In the film’s final scene the son fantasises he has worked to become rich, but viewers are soon returned to the reality of the despair and empty futures of society’s underclass.
The appeal of the film to a global audience is its darkly comic exploration of the universal gap between the haves and have-nots.
An experienced and accomplished acting team also contributes to the success of the film. The highly regarded Song Kang-ho, in particular, has appeared in over 30 South Korean films, including three earlier films directed by Bong (Snowpiercer, The Host, and Memories of Murder). Song, regarded as an actor’s actor, is dedicated to the South Korean film industry, refusing work in television and commercials and declining invitations from Hollywood.
Films about society
The Korean film industry has been steadily increasing the number of films released each year, passing 1,000 in 2018, and socially aware drama is prominent and celebrated.

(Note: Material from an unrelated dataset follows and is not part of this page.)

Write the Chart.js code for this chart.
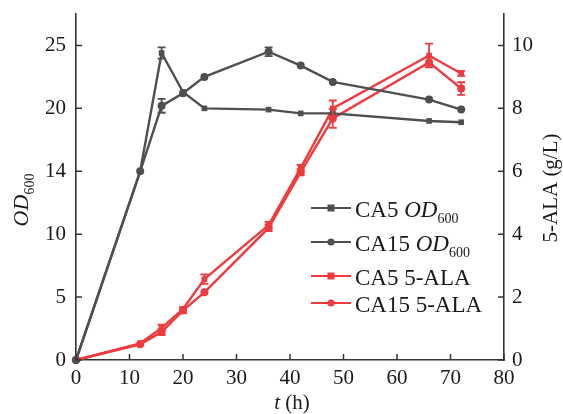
<!DOCTYPE html>
<html>
<head>
<meta charset="utf-8">
<script src="https://cdn.jsdelivr.net/npm/chart.js@4.4.1/dist/chart.umd.min.js"></script>
<style>
  html, body { margin: 0; background: #fff; }
  canvas { display: block; }
</style>
</head>
<body>
<canvas id="growthChart" width="563" height="414"></canvas>
<script>
// sampling times (h)
const hours = [0, 12, 16, 20, 24, 36, 42, 48, 66, 72];

// OD600, left axis
const ca5Od = [0, 15.0, 24.4, 21.3, 20.0, 19.9, 19.6, 19.6, 19.0, 18.9];
const ca15Od = [0, 15.0, 20.2, 21.2, 22.5, 24.5, 23.4, 22.1, 20.7, 19.9];
const ca5OdErr = [0, 0, 0.45, 0, 0, 0, 0, 0, 0, 0];
const ca15OdErr = [0, 0, 0.55, 0, 0, 0.35, 0, 0, 0, 0];

// 5-ALA (g/L), right axis
const ca5Ala = [0, 0.53, 1.02, 1.62, 2.57, 4.29, 6.1, 8.0, 9.68, 9.11];
const ca15Ala = [0, 0.50, 0.89, 1.58, 2.15, 4.2, 5.97, 7.68, 9.46, 8.63];
const ca5AlaErr = [0, 0, 0.1, 0, 0.15, 0.1, 0.1, 0.25, 0.38, 0.08];
const ca15AlaErr = [0, 0, 0.1, 0.1, 0, 0.1, 0.1, 0.3, 0.15, 0.2];

// tick values and their printed labels
const xTicks = [0, 10, 20, 30, 40, 50, 60, 70, 80];
const odTicks = [0, 5, 10, 15, 20, 25];
const odTickLabels = ['0', '5', '10', '14', '20', '25'];
const alaTicks = [0, 2, 4, 6, 8, 10];

const FONT = '"Liberation Serif", "Times New Roman", serif';
const GREY = '#4f4f4f';
const RED = '#ef3a3e';
const AXIS = '#333333';
const TEXT = '#1a1a1a';

const toPoints = ys => hours.map((t, i) => ({ x: t, y: ys[i] }));

// vertical error bars with caps, from dataset.errors
const errorBars = {
  id: 'errorBars',
  afterDatasetsDraw(chart) {
    const ctx = chart.ctx;
    chart.data.datasets.forEach((ds, i) => {
      if (!ds.errors) return;
      const meta = chart.getDatasetMeta(i);
      const yScale = chart.scales[ds.yAxisID];
      ctx.save();
      ctx.strokeStyle = ds.borderColor;
      ctx.lineWidth = 1.8;
      ctx.beginPath();
      meta.data.forEach((pt, j) => {
        const e = ds.errors[j];
        if (!e) return;
        const v = ds.data[j].y;
        const top = yScale.getPixelForValue(v + e);
        const bot = yScale.getPixelForValue(v - e);
        ctx.moveTo(pt.x, top); ctx.lineTo(pt.x, bot);
        ctx.moveTo(pt.x - 4, top); ctx.lineTo(pt.x + 4, top);
        ctx.moveTo(pt.x - 4, bot); ctx.lineTo(pt.x + 4, bot);
      });
      ctx.stroke();
      ctx.restore();
    });
  }
};

// tick marks pointing into the plot
const inwardTicks = {
  id: 'inwardTicks',
  afterDraw(chart) {
    const { ctx, chartArea: a, scales } = chart;
    ctx.save();
    ctx.strokeStyle = AXIS;
    ctx.lineWidth = 1.5;
    ctx.beginPath();
    scales.x.ticks.forEach(t => {
      const px = scales.x.getPixelForValue(t.value);
      ctx.moveTo(px, a.bottom); ctx.lineTo(px, a.bottom - 6);
    });
    scales.yOd.ticks.forEach(t => {
      const py = scales.yOd.getPixelForValue(t.value);
      ctx.moveTo(a.left, py); ctx.lineTo(a.left + 6, py);
    });
    scales.yAla.ticks.forEach(t => {
      const py = scales.yAla.getPixelForValue(t.value);
      ctx.moveTo(a.right, py); ctx.lineTo(a.right - 6, py);
    });
    ctx.stroke();
    ctx.restore();
  }
};

// text made of parts: {text, italic, sub}
function drawRich(ctx, parts, x, y, size, align) {
  const fontFor = p => `${p.italic ? 'italic ' : ''}${p.sub ? Math.round(size * 0.62) : size}px ${FONT}`;
  let w = 0;
  parts.forEach(p => { ctx.font = fontFor(p); w += ctx.measureText(p.text).width; });
  let cx = align === 'center' ? x - w / 2 : x;
  ctx.textAlign = 'left';
  ctx.textBaseline = 'alphabetic';
  parts.forEach(p => {
    ctx.font = fontFor(p);
    ctx.fillText(p.text, cx, p.sub ? y + size * 0.28 : y);
    cx += ctx.measureText(p.text).width;
  });
}

const odLabel = [{ text: 'OD', italic: true }, { text: '600', sub: true }];

// axis titles and the legend
const annotations = {
  id: 'annotations',
  afterDraw(chart) {
    const ctx = chart.ctx;
    ctx.save();
    ctx.fillStyle = TEXT;

    drawRich(ctx, [{ text: 't', italic: true }, { text: ' (h)' }], 292, 409, 21, 'center');

    ctx.save();
    ctx.translate(28, 200);
    ctx.rotate(-Math.PI / 2);
    drawRich(ctx, odLabel, 0, 0, 22, 'center');
    ctx.restore();

    ctx.save();
    ctx.translate(557, 188);
    ctx.rotate(-Math.PI / 2);
    drawRich(ctx, [{ text: '5-ALA (g/L)' }], 0, 0, 21, 'center');
    ctx.restore();

    const rows = [208, 242, 276, 303];
    chart.data.datasets.forEach((ds, i) => {
      const y = rows[i];
      ctx.strokeStyle = ds.borderColor;
      ctx.lineWidth = 2.2;
      ctx.beginPath();
      ctx.moveTo(311, y); ctx.lineTo(351, y);
      ctx.stroke();
      ctx.fillStyle = ds.borderColor;
      if (ds.pointStyle === 'rect') {
        ctx.fillRect(331 - 3.5, y - 3.5, 7, 7);
      } else {
        ctx.beginPath();
        ctx.arc(331, y, 3.6, 0, Math.PI * 2);
        ctx.fill();
      }
      ctx.fillStyle = TEXT;
      drawRich(ctx, ds.legendParts, 355, y + 9, 23, 'left');
    });
    ctx.restore();
  }
};

function series(label, legendParts, ys, errs, color, style, axis) {
  return {
    label,
    legendParts,
    data: toPoints(ys),
    errors: errs,
    yAxisID: axis,
    borderColor: color,
    backgroundColor: color,
    borderWidth: 2.4,
    pointStyle: style,
    pointRadius: 4,
    pointBorderWidth: 0,
    tension: 0,
    clip: false
  };
}

const tickFont = { family: FONT, size: 21 };

// fixed axis band sizes; drop the label overhang padding
const fitHeight = h => s => { s.height = h; s.paddingLeft = 0; s.paddingRight = 0; };
const fitWidth = w => s => { s.width = w; s.paddingTop = 0; s.paddingBottom = 0; };

new Chart(document.getElementById('growthChart'), {
  type: 'line',
  data: {
    datasets: [
      series('CA5 OD600', [{ text: 'CA5 ' }, ...odLabel], ca5Od, ca5OdErr, GREY, 'rect', 'yOd'),
      series('CA15 OD600', [{ text: 'CA15 ' }, ...odLabel], ca15Od, ca15OdErr, GREY, 'circle', 'yOd'),
      series('CA5 5-ALA', [{ text: 'CA5 5-ALA' }], ca5Ala, ca5AlaErr, RED, 'rect', 'yAla'),
      series('CA15 5-ALA', [{ text: 'CA15 5-ALA' }], ca15Ala, ca15AlaErr, RED, 'circle', 'yAla')
    ]
  },
  options: {
    responsive: false,
    animation: false,
    layout: { padding: { top: 14, left: 0, right: 0, bottom: 0 } },
    plugins: { legend: { display: false }, tooltip: { enabled: false } },
    scales: {
      x: {
        type: 'linear',
        min: 0, max: 80,
        afterBuildTicks: s => { s.ticks = xTicks.map(v => ({ value: v })); },
        afterFit: fitHeight(54),
        grid: { display: false, drawTicks: false },
        border: { display: true, color: AXIS, width: 1.6 },
        ticks: { color: TEXT, font: tickFont, padding: 6, maxRotation: 0 }
      },
      yOd: {
        type: 'linear',
        position: 'left',
        min: 0, max: 27.5,
        afterBuildTicks: s => { s.ticks = odTicks.map(v => ({ value: v })); },
        afterFit: fitWidth(76),
        grid: { display: false, drawTicks: false },
        border: { display: true, color: AXIS, width: 1.6 },
        ticks: {
          color: TEXT, font: tickFont, padding: 10,
          callback: v => odTickLabels[odTicks.indexOf(v)]
        }
      },
      yAla: {
        type: 'linear',
        position: 'right',
        min: 0, max: 11,
        afterBuildTicks: s => { s.ticks = alaTicks.map(v => ({ value: v })); },
        afterFit: fitWidth(59),
        grid: { display: false, drawTicks: false },
        border: { display: true, color: AXIS, width: 1.6 },
        ticks: { color: TEXT, font: tickFont, padding: 8 }
      }
    }
  },
  plugins: [errorBars, inwardTicks, annotations]
});
</script>
</body>
</html>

Burning (2018), shortlisted for the 2019 Academy Awards for Best Foreign Language Film, shares with Parasite a concern with the problems of young adults who lead precarious lives in an unequal society where unemployment is high.
Korean films have been winning awards at international film festivals since Kang Dae-jin’s The Coachman (1961) was awarded the Silver Bear Jury Prize at the Berlin International Film Festival.
My Sassy Girl (2001) heralded the start of an international breakthrough for Korean cinema and was released in ten countries across Asia. Major films that gained screen time beyond Asia were A Tale of Two Sisters (Kim Ji-woon, 2003), the first Korean horror film to be screened in American theatres, and Park Chan-wook’s Oldboy after it won the Grand Prix at Cannes in 2004.
But the awarding of four Oscars to Parasite is a unique triumph for South Korea’s dynamic film industry. It can be expected to garner a large audience, inspiring viewers to watch many of the other excellent films produced in South Korea – and inspiring cinemas to make space to screen them.